Introduction to using GloBI
Did you know there is a video tutorial on how to use GloBI?
A Practical Exploration of Biotic Interaction Data Management and Information Retrieval through TPT and GloBI (video)
There are also detailed step-by-step instructions from the Species Interaction Data Workshop on how to extract information from GloBI.
- Getting Interaction Data
- Working with the Whole Dataset
- Exploring Ixodes (tick) Records By Pointing and Clicking
- Data Sources: Interaction Data Record Review
- Data Sources: Taxonomic Name Review
Top of Page
Pre-compiled Datasets
Did you know, GloBI has a number of datasets and files pre-compiled and ready to download?!
Just go to the GloBI Sources page, find a collection or group’s dataset you are interested in, and click the “review” button on the left with the green checkmark. Then copy the file you want and paste it into your web browser address box. It will automatically start to download the file 😃
Here are some multiple collection precompiled datasets you may find useful:
Terrestrial Parasite Tracker (TPT) data
Terrestrial Parasite Tracker is a NSF-funded project that aims to digitize natural history collection records related to parasites and their vertebrate hosts.
- List of all data files available
- .tsv file of some interactions from TPT data
- .tsv file of ALL interactions from TPT
Note: this is LARGE file so it will need to be unzipped/compressed. See below for ways to download un-zipped/compressed file… - .tsv file of interactions for each collection in TPT
- List of collections in the TPT group on GloBI
SCAN data
Symbiota Collections of Arthropods Network (SCAN) (https://scan-bugs.org) is “A Data Portal Built to Visualize, Manipulate, and Export Species Occurrences.”
- List of all data files available
- .csv file of some interactions from SCAN data
- .csv file of ALL interactions from SCAN
Note: this is LARGE file so it will need to be unzipped/compressed. See below for ways to download un-zipped/compressed file…
Big-Bee data
The Big Bee project (https://big-bee.net/) aims to “Extend Anthophila research through image and trait digitization.”

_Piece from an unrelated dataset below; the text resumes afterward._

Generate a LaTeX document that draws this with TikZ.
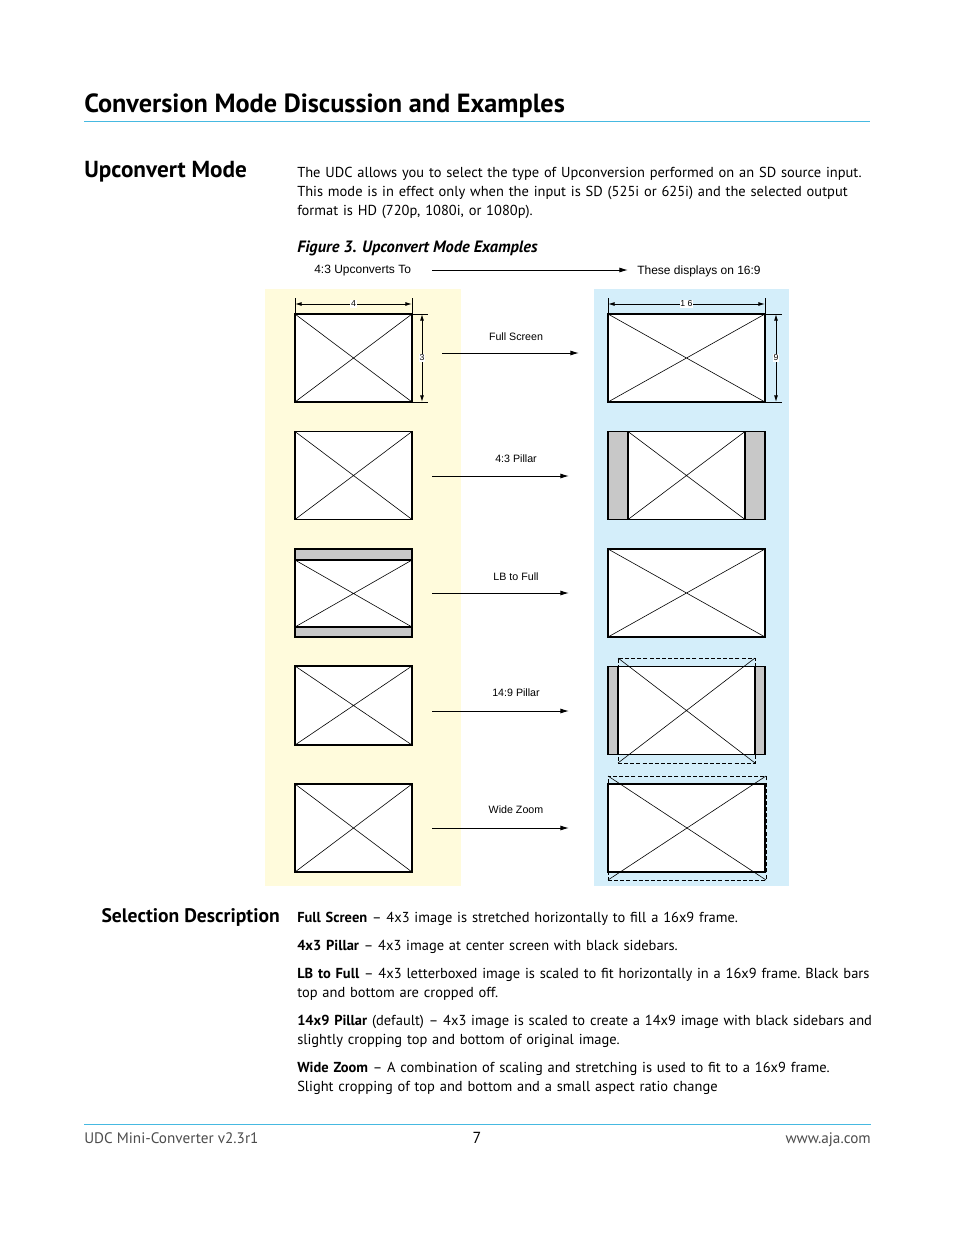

Big-Bee publishes a quarterly report of global bee interactions indexed by GloBI that includes additional data curation such as the removal of duplicate records. This publication includes interactions from museum specimens, journal publications, and observations in both comma and tab-delimited formats.
Katja C. Seltmann. (2022). Global Bee Interaction Data (v1.0.1) [Data set]. Zenodo. https://doi.org/10.5281/zenodo.6564738 on May 19, 2022
Top of Page
General Searches
Search from home page
- Navigate to GloBI’s home page
- Enter an organism name in one or both search boxes
- Hit search
- You can browse these result in the resulting list, or for a downloadable list, click the “Open results in interaction browser” link
- This will bring up a map, two different interactive interaction graphs, and a list of interactions on the left.
- To download the list of the interactions, click the “csv sample” link at the top of the list for a partial list, or for a full dataset click “all data” “ and select the file you want.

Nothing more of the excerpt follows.